Bundestagsfraktionschef Volker Kauder, Merkels wichtigster Ausputzer, forderte: „Es muß das Lebensgefühl in den Großstädten wieder besser getroffen werden.“ Und Generalsekretär Hermann Gröhe weiß schon, wie das gehen wird. Die CDU müsse vermehrt Künstler und andere Persönlichkeiten für sich gewinnen. Neue Führungskräfte sollten „in den unterschiedlichen gesellschaftlichen Gruppen – von der Tafel für Bedürftige bis zur Kunstszene – verankert sein“. Im Hamburger Abendblatt forderte Gröhe von seiner stark schrumpfenden Mitgliederschar die Bereitschaft, „kreative und originelle Ideen mitzutragen und manchmal auch eben zu ertragen“.

„Ertragen“ wollen viele Mitglieder und Wähler diese CDU allerdings schon lange nicht mehr. Auch wenn sich die CDU bemüht, für jeden attraktiv zu werden, kommt sie in keiner wichtigen Zielgruppe überdurchschnittlich an. Die Analysen, woran es liegt, sind unterschiedlich, treffen aber alle zu: „Es fehlen die charismatischen Politikertypen“, erkannte die Berliner Zeitung. Und an klaren Positionen mangelt es sowieso.Wie es mit der CDU ohne Erschließung neuer oder alter Wählerschichten weitergeht, zeigt ein Blick auf ihre Bremer Wählerstruktur: Dort hat sie nur noch bei den über 60jährigen Volkspartei-Status. In jüngeren Altersklassen haben Grünen-Anhänger die CDU meist überrundet.

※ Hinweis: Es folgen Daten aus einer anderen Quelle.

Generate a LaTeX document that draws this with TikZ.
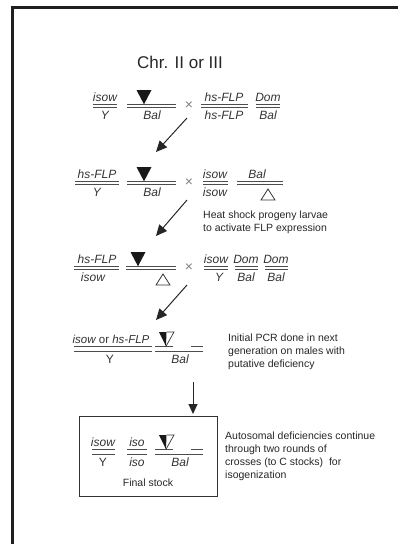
\documentclass[tikz,border=0pt]{standalone}
\usepackage{fontspec}
\setmainfont{Liberation Sans}
\usetikzlibrary{arrows.meta}
\newcommand{\dl}[4][1.7]{\draw[chrom] (#2,#4-#1) -- (#3,#4-#1) (#2,#4+#1) -- (#3,#4+#1);}
\newcommand{\ftri}[2]{\fill[black!90] (#1-7.5,#2-16) -- (#1+7.5,#2-16) -- (#1,#2-1.7) -- cycle;}
\newcommand{\otri}[2]{\draw[black!80, line width=0.8pt, line join=miter] (#1,#2+6) -- (#1+7,#2+17) -- (#1-7,#2+17) -- cycle;}
\newcommand{\delfrac}[1]{%
  \draw[chrom] (155,#1-2.7) -- (173,#1-2.7) (191,#1-2.7) -- (203,#1-2.7) (155,#1+2.7) -- (203,#1+2.7);
  \fill[black!90] (159,#1-17) -- (166.5,#1-17) -- (166,#1-2.7) -- cycle;
  \draw[black!80, line width=0.7pt] (166.5,#1-17) -- (174,#1-17) -- (166,#1-2.7);}
\begin{document}
\begin{tikzpicture}[x=1pt,y=-1pt,
  chrom/.style={draw=black!70, line width=0.9pt},
  lab/.style={font=\fontsize{12}{12}\selectfont\itshape, text=black!80, inner sep=0pt},
  labt/.style={lab, anchor=base},
  labb/.style={lab, anchor=north},
  note/.style={font=\fontsize{10.5}{12.8}\selectfont, text=black!85, inner sep=0pt, align=left, anchor=north west},
  cross/.style={font=\fontsize{14}{14}\selectfont, text=black!50, inner sep=0pt},
  arr/.style={-{Triangle[length=11pt,width=10pt]}, line width=1pt, draw=black!85},
  frame/.style={line width=3pt, draw=black!88},
]
\useasboundingbox (0,0) rectangle (398,544);
\draw[frame] (12.5,544) -- (12.5,7.5) -- (398,7.5);

\node[font=\fontsize{17}{17}\selectfont, text=black!85, inner sep=0pt] (title) at (180,62) {Chr. II or III};

% Row 1 (L=106)
\dl{93}{117}{106}
\node[labt] (r1a) at (105,101) {isow};
\node[labb] (r1b) at (105,111) {Y};
\dl{127}{176}{106}
\ftri{144}{106}
\node[labb] (r1c) at (152,111) {Bal};
\node[cross] (x1) at (189,106) {×};
\dl{201}{248}{106}
\node[labt] (r1d) at (224,101) {hs-FLP};
\node[labb] (r1e) at (224,111) {hs-FLP};
\dl{256}{280}{106}
\node[labt] (r1f) at (268,101) {Dom};
\node[labb] (r1g) at (268,111) {Bal};

\coordinate (a1s) at (187,118);
\coordinate (a1e) at (156,152);
\draw[arr] (a1s) -- (a1e);

% Row 2 (L=183)
\dl{75}{119}{183}
\node[labt] (r2a) at (97,178) {hs-FLP};
\node[labb] (r2b) at (97,188) {Y};
\dl{127}{176}{183}
\ftri{144}{183}
\node[labb] (r2c) at (152,188) {Bal};
\node[cross] (x2) at (189,183) {×};
\dl{203}{228}{183}
\node[labt] (r2d) at (215,178) {isow};
\node[labb] (r2e) at (215,188) {isow};
\dl{237}{283}{183}
\node[labt] (r2f) at (257,178) {Bal};
\otri{268}{183}

\coordinate (a2s) at (187,200);
\coordinate (a2e) at (156,236);
\draw[arr] (a2s) -- (a2e);
\node[note] (n1) at (203,211) {Heat shock progeny larvae\\to activate FLP expression};

% Row 3 (L=268)
\dl{74}{119}{268}
\node[labt] (r3a) at (97,263) {hs-FLP};
\node[labb] (r3b) at (93,273) {isow};
\dl{126}{176}{268}
\ftri{138}{268}
\otri{163}{268}
\node[cross] (x3) at (189,268) {×};
\dl{204}{228}{268}
\node[labt] (r3c) at (216,263) {isow};
\node[labb] (r3d) at (219,273) {Y};
\dl{235}{258}{268}
\node[labt] (r3e) at (246,263) {Dom};
\node[labb] (r3f) at (246,273) {Bal};
\dl{265}{288}{268}
\node[labt] (r3g) at (276,263) {Dom};
\node[labb] (r3h) at (276,273) {Bal};

\coordinate (a3s) at (187,285);
\coordinate (a3e) at (156,320);
\draw[arr] (a3s) -- (a3e);

% Row 4 (L=349)
\dl[2.7]{74}{152}{349}
\node[labt, font=\fontsize{11.5}{11.5}\selectfont\itshape] (r4a) at (111,343) {isow \upshape or \itshape hs-FLP};
\node[labb] (r4b) at (110,355) {\upshape Y};
\delfrac{349}
\node[labb] (r4c) at (180,355) {Bal};
\node[note] (n2) at (228,334) {Initial PCR done in next\\generation on males with\\putative deficiency};

\coordinate (a4s) at (193,382);
\coordinate (a4e) at (193,414);
\draw[arr, -{Triangle[length=10pt,width=9pt]}] (a4s) -- (a4e);

% Final stock box (L=452)
\node[draw=black!80, line width=1pt, minimum width=138, minimum height=80, inner sep=0pt] (box) at (148,456) {};
\dl[2.7]{92}{115}{452}
\node[labt] (b1) at (103,446) {isow};
\node[labb] (b2) at (103,458) {\upshape Y};
\dl[2.7]{127}{147}{452}
\node[labt] (b3) at (137,446) {iso};
\node[labb] (b4) at (137,458) {iso};
\delfrac{452}
\node[labb] (b5) at (180,458) {Bal};
\node[font=\fontsize{10.5}{10.5}\selectfont, text=black!85, inner sep=0pt] (fs) at (148,483) {Final stock};
\node[note] (n3) at (225,432) {Autosomal deficiencies continue\\through two rounds of\\crosses (to C stocks)\ \ for\\isogenization};
\end{tikzpicture}
\end{document}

Ein deutliches Fazit zog Josef Schlarmann, der Vorsitzende der CDU-Mittelstandsvereinigung, die die Reste des kaum noch existierenden rechten Parteiflügels organisiert: „Der Modernisierungskurs, den die CDU seit einigen Jahren verfolgt, ist gescheitert.“

Merkel, Kauder und Gröhe haben sich von Schlarmann beim Versuch, näher an die Grünen heranzurücken, um mit ihnen später eine Koalition bilden zu können, nicht beeindrucken lassen. Allerdings rollte am vergangenen Wochenende eine Protestwelle gegen Merkel aus der Provinz heraus: „Eine Augenblickspolitik wie die Reaktion auf Fukushima wirft keine Dividende ab“, stellte der Fraktionschef im Thüringer Landtag, Mike Mohring, ein bekennender Konservativer, fest. Sein hessischer Kollege Christean Wagner erkannte: „Es kann nicht sein, daß wir bei jedem aktuellen Anlaß ein politisches Wendemanöver veranstalten.“ Selbst in der Bundestagsfraktion gärt es: „Sich neuen Randgruppen öffnen und mehr Mitte – ich kann diese Analyse nicht mehr hören“, klagte der Wirtschaftspolitiker Thomas Bareiß laut Spiegel Online. Die CDU verabschiede sich von ihrer Kernklientel und gewinne bei neuen Wählern trotzdem keine Glaubwürdigkeit. Bareiß vermißt Themen wie Entlastung des Mittelstandes, die Sicherung von Arbeitsplätzen und die innere Sicherheit: „All das findet bei uns doch gar nicht mehr statt.“

Ein Beispiel zeigt, daß die moderne Großstadtpartei CDU nicht mehr merkt, was los ist. Als Atomkraftgegner mit einem Anschlag den Bahnverkehr und Teile des Handynetzes in halb Berlin zum Erliegen brachten (siehe Seite 7)und die CDU-Kernklientel (die arbeitende Bevölkerung) nicht mehr wußte, wie man zur Arbeit kommen sollte, blieben Regierung und Partei stumm, während die Grünen sofort den Terror zum Werk von „Idioten“ (Jürgen Trittin) herunterspielten und in Berlin eine Debatte inszenierten, wonach die Bahn ihre Anlagen zu wenig schütze.

Die Kritik an Merkel und ihrer Parteiführung wird hörbar. Ob daraus mehr wird, hängt davon ab, ob Merkel den Eindruck aufrechterhalten kann, mit ihr seien die Mandate der Abgeordneten sicher. Gelingt ihr das nicht, wird sie Westerwelle ins Abseits folgen.